Can it be explained, then, in terms of the religious culture alone? There are certainly contextual things going on that might suggest this would be the case. Homer, writing in probably the C8BCE, had turned the gods into personalities, immortal, super-powered beings, yes, but ones who nevertheless have the emotional complexities and wiles of ordinary human beings.  This rewriting is all, as far as I can see, that seperates the religion out from a myriad other Indo-European paganisms. Did this, I wonder, also have an impact on the cultural artefacts that developed? If one’s gods have the emotions of people, does one not want to please and delight them, rather than simply propitiate terrifying and distant forces? And if one treats one gods like one treats one’s friends, does one not, without hardly noticing, start to create art to please *real* people, too, so that ritual theatre spins out into theatre as we understand it: art/entertainment, and likewise sport, and poetic competitions, and so much else that seems so modern to us about this world? And does that not in turn explain the enormous focus on the sculptud human form which is key to understanding this art, and the grace, discipine and quiet range of the architecture that was its setting?

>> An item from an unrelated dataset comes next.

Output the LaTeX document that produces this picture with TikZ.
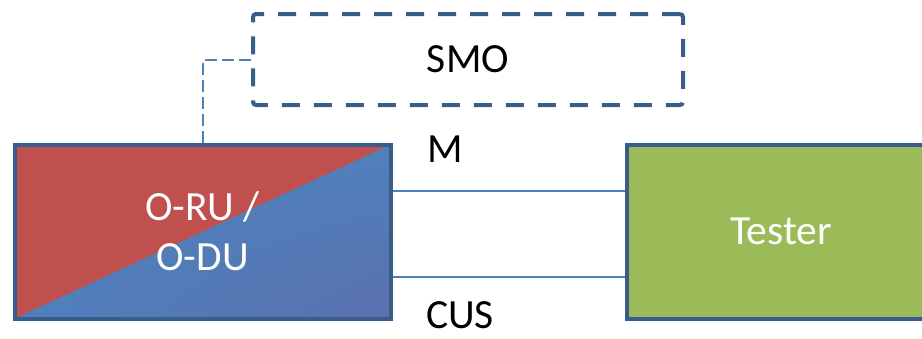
\documentclass[tikz,border=0pt]{standalone}
\usepackage{fontspec}
\setmainfont{Carlito}
\usetikzlibrary{shadings}
\definecolor{edgeblue}{HTML}{385D8A}
\definecolor{linkblue}{HTML}{4F81BD}
\definecolor{ranred}{HTML}{C0504D}
\definecolor{ranblue}{HTML}{4F81BD}
\definecolor{ranblue2}{HTML}{5A70AD}
\definecolor{testgreen}{HTML}{9BBB59}
\tikzset{
  bigtext/.style={font=\fontsize{41.5}{50}\selectfont},
  unitbox/.style={draw=edgeblue, line width=4pt, inner sep=0pt, bigtext, text=white, align=center},
  smobox/.style={draw=edgeblue, line width=4pt, dash pattern=on 18pt off 14pt, rounded corners=3pt, inner sep=0pt, bigtext},
  link/.style={draw=linkblue, line width=2pt},
  mgmtlink/.style={draw=linkblue, line width=2pt, dash pattern=on 12pt off 5pt},
  portlabel/.style={bigtext, inner sep=0pt, anchor=base west}
}
\begin{document}
\begin{tikzpicture}[x=1pt, y=-1pt]
\useasboundingbox (0,0) rectangle (922,338);
\begin{scope}
\clip (0,0) rectangle (922,338);
% O-RU / O-DU unit, split diagonally
\node[unitbox, minimum width=376pt, minimum height=174pt,
  path picture={
    \shade[upper left=ranblue, upper right=ranblue, lower left=ranblue, lower right=ranblue2]
      (path picture bounding box.south west) rectangle (path picture bounding box.north east);
    \fill[ranred] (path picture bounding box.south west) -- (path picture bounding box.north west)
      -- (path picture bounding box.north east) -- cycle;
  }] (oran) at (202.5,231.5) {O-RU /\\O-DU};
% Tester, running off the right edge
\node[unitbox, fill=testgreen, minimum width=308pt, minimum height=174pt] (tester) at (781,231.5) {Tester};
% SMO
\node[smobox, minimum width=430pt, minimum height=91pt] (smo) at (468,59.5) {SMO};
% links
\draw[link] (oran.east |- 0,190.5) -- (tester.west |- 0,190.5);
\draw[link] (oran.east |- 0,277) -- (tester.west |- 0,277);
\draw[mgmtlink] (oran.north -| 203,0) |- (smo.west);
% plane labels
\node[portlabel] (mlabel) at (427,162) {M};
\node[portlabel] (cuslabel) at (426,328) {CUS};
\end{scope}
\end{tikzpicture}
\end{document}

It’s a good theory, but that’s all it is. And as one walks round the sculptures in the National Archaeological Museum, or reads about the way the most important of these buildings where as much expressions of civic identity, politics and ceremonial as of anything we would recognise as spiritual, it is hard not to escape the simple fact that, contextualise it all you like, something truly extraordinary, precocious and, yes, modern happened here all those years ago. Something about much more than religion, even though the religion was very much alive: something considered, clever, human.